Task to complete >>
Retype only the lines from the top of the records to the line with "import pandas as pd", including that line but none of the pictures.

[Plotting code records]
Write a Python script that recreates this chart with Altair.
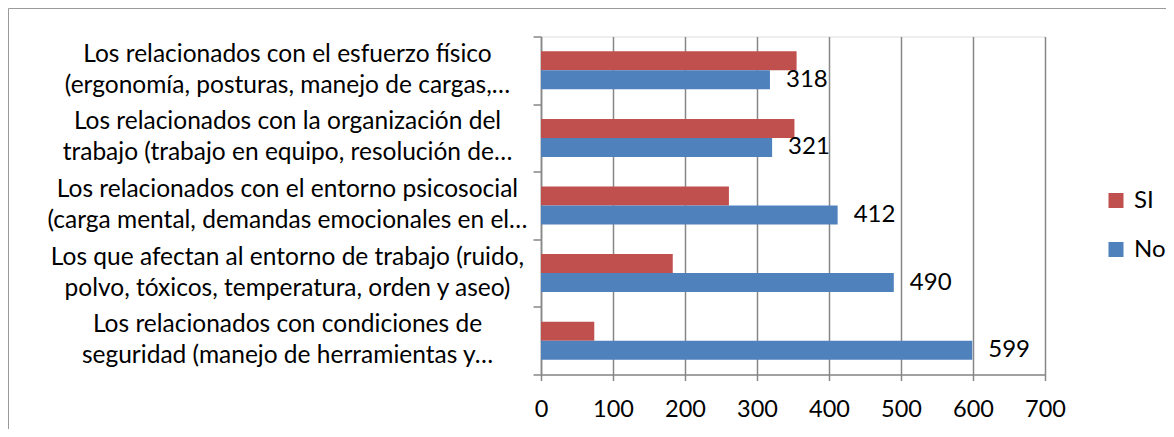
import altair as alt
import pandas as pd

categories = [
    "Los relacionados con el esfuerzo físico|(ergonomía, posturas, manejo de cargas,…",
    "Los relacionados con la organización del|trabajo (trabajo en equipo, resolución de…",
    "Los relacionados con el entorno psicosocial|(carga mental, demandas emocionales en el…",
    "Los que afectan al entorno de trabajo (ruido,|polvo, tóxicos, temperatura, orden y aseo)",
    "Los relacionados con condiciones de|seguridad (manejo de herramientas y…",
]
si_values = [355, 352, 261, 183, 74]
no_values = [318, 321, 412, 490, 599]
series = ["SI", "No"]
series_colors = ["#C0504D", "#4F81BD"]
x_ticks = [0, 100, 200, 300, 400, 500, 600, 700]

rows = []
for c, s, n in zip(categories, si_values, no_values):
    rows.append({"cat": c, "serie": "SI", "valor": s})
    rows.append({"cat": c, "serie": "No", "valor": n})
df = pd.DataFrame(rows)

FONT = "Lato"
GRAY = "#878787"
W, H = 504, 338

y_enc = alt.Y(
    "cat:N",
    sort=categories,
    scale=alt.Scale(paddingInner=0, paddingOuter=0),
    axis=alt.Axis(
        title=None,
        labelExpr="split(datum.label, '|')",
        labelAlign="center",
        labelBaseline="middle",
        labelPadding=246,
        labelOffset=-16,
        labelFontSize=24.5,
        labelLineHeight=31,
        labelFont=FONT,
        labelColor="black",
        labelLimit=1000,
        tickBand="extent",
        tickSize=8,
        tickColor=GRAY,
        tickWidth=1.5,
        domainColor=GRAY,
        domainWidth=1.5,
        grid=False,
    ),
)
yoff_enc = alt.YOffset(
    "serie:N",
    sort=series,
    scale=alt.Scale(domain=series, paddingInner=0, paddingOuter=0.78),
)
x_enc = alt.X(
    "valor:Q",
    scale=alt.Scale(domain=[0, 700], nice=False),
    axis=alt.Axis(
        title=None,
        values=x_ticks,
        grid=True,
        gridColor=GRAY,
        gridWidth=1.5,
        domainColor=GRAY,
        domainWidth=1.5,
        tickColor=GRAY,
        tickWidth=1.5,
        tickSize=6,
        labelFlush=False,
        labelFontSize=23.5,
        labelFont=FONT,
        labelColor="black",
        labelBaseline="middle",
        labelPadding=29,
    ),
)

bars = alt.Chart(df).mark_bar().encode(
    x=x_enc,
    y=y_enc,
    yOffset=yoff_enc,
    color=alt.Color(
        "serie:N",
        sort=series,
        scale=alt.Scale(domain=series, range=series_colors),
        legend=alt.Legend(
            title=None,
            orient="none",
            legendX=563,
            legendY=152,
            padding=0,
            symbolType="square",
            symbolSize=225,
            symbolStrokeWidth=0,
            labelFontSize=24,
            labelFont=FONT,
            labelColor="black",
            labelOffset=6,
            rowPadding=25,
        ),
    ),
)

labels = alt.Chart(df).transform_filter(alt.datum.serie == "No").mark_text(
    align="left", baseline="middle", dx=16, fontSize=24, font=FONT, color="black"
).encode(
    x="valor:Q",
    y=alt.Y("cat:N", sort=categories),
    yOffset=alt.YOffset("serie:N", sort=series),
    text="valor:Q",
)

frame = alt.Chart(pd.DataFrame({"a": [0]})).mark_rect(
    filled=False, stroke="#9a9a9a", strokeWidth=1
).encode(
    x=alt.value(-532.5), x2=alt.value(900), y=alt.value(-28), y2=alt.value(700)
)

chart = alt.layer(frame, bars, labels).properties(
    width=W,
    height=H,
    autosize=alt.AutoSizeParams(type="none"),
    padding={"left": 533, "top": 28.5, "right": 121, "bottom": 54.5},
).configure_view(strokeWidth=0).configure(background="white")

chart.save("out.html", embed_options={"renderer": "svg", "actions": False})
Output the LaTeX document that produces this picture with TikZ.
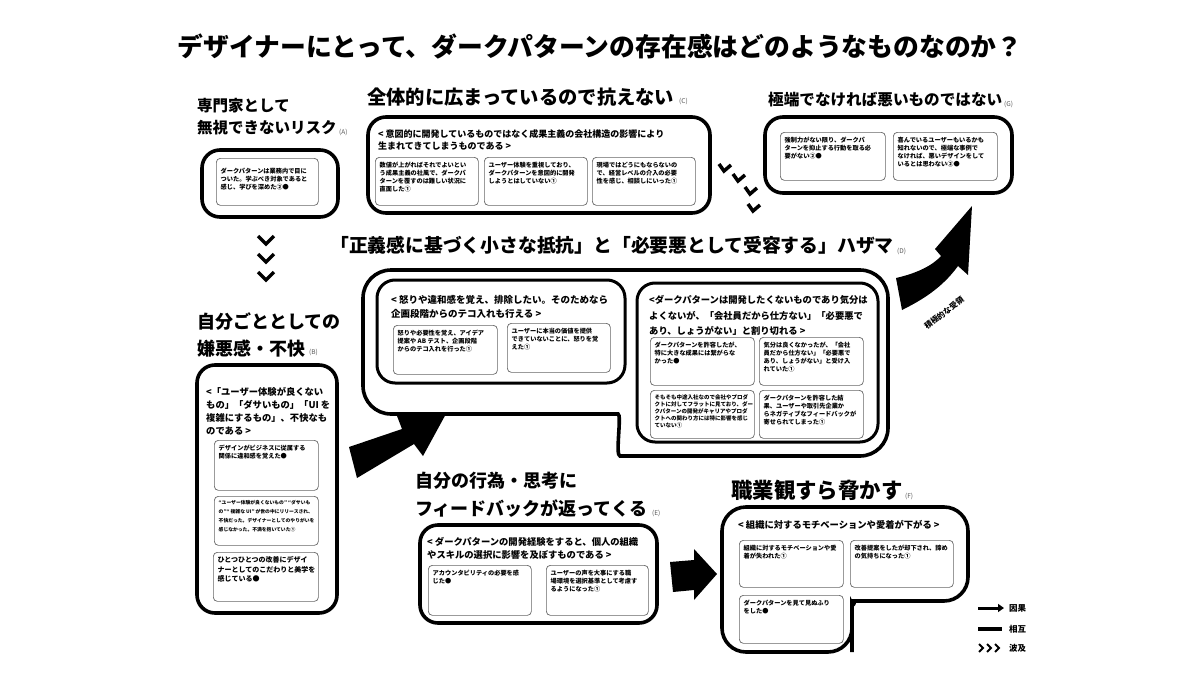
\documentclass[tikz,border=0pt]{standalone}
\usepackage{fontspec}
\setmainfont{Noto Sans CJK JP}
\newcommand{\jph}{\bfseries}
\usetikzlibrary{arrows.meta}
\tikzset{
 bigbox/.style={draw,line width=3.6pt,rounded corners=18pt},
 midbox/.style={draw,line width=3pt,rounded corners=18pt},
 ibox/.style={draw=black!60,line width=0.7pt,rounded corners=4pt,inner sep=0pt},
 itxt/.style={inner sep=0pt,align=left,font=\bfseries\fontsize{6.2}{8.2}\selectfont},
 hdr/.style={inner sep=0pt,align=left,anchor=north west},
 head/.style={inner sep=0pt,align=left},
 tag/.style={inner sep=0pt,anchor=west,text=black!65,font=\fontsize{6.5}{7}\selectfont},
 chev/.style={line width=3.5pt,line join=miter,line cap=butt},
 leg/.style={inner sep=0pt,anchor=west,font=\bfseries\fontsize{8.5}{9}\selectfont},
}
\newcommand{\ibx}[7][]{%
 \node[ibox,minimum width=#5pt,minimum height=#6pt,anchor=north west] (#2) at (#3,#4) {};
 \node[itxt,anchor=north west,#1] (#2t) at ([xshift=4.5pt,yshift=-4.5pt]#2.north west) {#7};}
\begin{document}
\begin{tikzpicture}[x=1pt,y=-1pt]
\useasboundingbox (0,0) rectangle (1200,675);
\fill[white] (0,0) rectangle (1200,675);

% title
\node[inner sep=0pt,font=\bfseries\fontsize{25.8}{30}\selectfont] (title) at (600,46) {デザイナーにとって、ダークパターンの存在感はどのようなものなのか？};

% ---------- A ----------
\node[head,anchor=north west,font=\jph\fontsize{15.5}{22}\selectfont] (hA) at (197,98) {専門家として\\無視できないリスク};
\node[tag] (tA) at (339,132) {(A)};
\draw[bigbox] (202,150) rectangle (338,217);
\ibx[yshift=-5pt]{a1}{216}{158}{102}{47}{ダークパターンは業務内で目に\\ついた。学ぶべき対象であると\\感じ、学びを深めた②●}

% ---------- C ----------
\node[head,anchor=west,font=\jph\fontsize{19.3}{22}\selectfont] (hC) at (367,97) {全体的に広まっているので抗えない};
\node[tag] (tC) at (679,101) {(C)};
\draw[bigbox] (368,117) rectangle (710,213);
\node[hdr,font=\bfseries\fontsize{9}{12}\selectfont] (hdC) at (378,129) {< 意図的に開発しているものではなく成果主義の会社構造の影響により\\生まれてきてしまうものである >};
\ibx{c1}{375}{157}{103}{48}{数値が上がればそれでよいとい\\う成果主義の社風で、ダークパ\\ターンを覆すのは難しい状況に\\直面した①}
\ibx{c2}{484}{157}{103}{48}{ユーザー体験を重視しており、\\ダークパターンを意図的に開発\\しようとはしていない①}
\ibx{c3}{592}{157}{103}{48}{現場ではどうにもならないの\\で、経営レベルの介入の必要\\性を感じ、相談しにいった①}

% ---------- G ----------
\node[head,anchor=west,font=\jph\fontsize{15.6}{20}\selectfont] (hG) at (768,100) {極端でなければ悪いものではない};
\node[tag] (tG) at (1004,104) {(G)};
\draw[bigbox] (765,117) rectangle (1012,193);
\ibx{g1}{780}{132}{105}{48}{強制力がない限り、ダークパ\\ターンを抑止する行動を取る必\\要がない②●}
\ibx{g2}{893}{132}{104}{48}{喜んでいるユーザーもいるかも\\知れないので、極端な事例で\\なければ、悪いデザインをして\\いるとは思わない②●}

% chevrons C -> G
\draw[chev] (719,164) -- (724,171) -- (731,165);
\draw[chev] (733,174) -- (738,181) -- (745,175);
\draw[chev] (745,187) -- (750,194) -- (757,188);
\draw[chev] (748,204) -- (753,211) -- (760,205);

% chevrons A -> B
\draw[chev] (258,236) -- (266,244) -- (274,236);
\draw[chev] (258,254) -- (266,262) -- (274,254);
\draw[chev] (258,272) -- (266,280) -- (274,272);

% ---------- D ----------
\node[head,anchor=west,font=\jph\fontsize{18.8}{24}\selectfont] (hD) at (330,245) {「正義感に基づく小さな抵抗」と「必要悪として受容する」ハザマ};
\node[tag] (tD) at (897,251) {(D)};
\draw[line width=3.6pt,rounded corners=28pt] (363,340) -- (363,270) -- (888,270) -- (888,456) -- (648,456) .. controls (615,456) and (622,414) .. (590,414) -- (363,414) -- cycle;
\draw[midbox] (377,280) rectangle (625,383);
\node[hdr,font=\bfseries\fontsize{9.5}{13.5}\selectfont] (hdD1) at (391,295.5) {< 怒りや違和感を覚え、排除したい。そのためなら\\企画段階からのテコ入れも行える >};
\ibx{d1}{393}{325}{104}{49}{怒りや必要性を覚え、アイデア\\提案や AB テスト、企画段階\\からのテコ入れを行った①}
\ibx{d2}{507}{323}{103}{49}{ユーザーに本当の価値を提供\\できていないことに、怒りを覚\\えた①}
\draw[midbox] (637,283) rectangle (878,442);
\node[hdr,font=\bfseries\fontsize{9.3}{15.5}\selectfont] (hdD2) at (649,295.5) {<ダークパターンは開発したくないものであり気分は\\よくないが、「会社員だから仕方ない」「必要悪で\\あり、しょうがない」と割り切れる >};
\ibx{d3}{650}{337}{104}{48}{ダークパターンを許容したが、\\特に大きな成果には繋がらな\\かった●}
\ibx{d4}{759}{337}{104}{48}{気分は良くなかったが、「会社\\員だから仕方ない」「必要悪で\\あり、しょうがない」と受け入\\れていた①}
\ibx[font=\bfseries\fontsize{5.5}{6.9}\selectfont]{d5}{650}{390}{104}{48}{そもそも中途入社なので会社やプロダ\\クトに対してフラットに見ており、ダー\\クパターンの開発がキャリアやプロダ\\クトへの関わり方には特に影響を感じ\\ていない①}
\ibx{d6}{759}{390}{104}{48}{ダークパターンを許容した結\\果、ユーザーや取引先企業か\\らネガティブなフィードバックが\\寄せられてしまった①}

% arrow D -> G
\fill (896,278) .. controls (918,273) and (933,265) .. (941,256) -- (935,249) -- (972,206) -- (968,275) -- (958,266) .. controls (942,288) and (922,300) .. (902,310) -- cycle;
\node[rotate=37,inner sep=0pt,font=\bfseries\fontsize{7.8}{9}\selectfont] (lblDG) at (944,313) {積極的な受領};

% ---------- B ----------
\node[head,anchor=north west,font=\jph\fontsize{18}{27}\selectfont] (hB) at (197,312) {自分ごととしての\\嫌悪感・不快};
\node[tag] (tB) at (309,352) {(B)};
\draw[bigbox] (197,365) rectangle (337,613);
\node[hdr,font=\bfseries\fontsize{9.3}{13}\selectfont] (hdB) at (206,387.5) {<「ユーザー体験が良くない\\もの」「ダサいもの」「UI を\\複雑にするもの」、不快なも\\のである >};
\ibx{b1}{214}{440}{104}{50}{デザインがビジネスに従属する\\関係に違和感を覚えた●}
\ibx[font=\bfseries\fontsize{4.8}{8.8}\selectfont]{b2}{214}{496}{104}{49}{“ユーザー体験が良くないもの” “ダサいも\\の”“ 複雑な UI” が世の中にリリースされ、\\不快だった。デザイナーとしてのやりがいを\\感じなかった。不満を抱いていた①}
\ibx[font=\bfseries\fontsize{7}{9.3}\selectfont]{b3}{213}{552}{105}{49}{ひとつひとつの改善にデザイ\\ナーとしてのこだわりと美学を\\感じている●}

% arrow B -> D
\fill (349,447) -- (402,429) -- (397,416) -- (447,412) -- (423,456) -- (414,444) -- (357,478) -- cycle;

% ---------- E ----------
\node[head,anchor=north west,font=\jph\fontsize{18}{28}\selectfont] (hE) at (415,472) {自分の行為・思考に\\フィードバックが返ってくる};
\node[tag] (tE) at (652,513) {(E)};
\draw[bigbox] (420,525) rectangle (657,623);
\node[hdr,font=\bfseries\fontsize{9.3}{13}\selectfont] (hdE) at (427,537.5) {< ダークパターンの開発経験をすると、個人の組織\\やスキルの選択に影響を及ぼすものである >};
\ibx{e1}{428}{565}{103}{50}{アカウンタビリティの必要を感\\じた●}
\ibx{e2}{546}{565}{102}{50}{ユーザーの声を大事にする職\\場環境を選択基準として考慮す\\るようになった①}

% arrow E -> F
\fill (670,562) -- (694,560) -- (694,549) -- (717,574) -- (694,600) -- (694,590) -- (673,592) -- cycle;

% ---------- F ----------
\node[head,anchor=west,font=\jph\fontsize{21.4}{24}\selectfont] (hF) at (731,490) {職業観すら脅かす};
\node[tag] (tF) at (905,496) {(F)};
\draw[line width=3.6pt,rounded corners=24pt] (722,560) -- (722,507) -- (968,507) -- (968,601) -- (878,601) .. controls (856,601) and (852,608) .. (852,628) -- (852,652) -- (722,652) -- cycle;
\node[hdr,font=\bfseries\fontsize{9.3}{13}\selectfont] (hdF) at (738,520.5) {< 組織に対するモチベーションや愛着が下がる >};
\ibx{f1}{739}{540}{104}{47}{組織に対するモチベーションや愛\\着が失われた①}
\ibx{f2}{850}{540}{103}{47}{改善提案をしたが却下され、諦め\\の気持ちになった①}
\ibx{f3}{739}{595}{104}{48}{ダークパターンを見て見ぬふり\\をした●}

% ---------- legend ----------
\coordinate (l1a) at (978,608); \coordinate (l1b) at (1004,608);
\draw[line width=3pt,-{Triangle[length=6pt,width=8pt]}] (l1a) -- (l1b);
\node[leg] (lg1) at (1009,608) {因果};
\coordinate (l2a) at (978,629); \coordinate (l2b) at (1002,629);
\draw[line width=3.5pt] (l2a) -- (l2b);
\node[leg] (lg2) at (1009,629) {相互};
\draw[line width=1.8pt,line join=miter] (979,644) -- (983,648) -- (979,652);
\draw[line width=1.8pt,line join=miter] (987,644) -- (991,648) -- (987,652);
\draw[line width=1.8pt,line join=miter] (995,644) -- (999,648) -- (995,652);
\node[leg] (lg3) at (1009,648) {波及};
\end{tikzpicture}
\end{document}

The answer >>
Write a Python script that recreates this chart with Altair.
import altair as alt
import pandas as pd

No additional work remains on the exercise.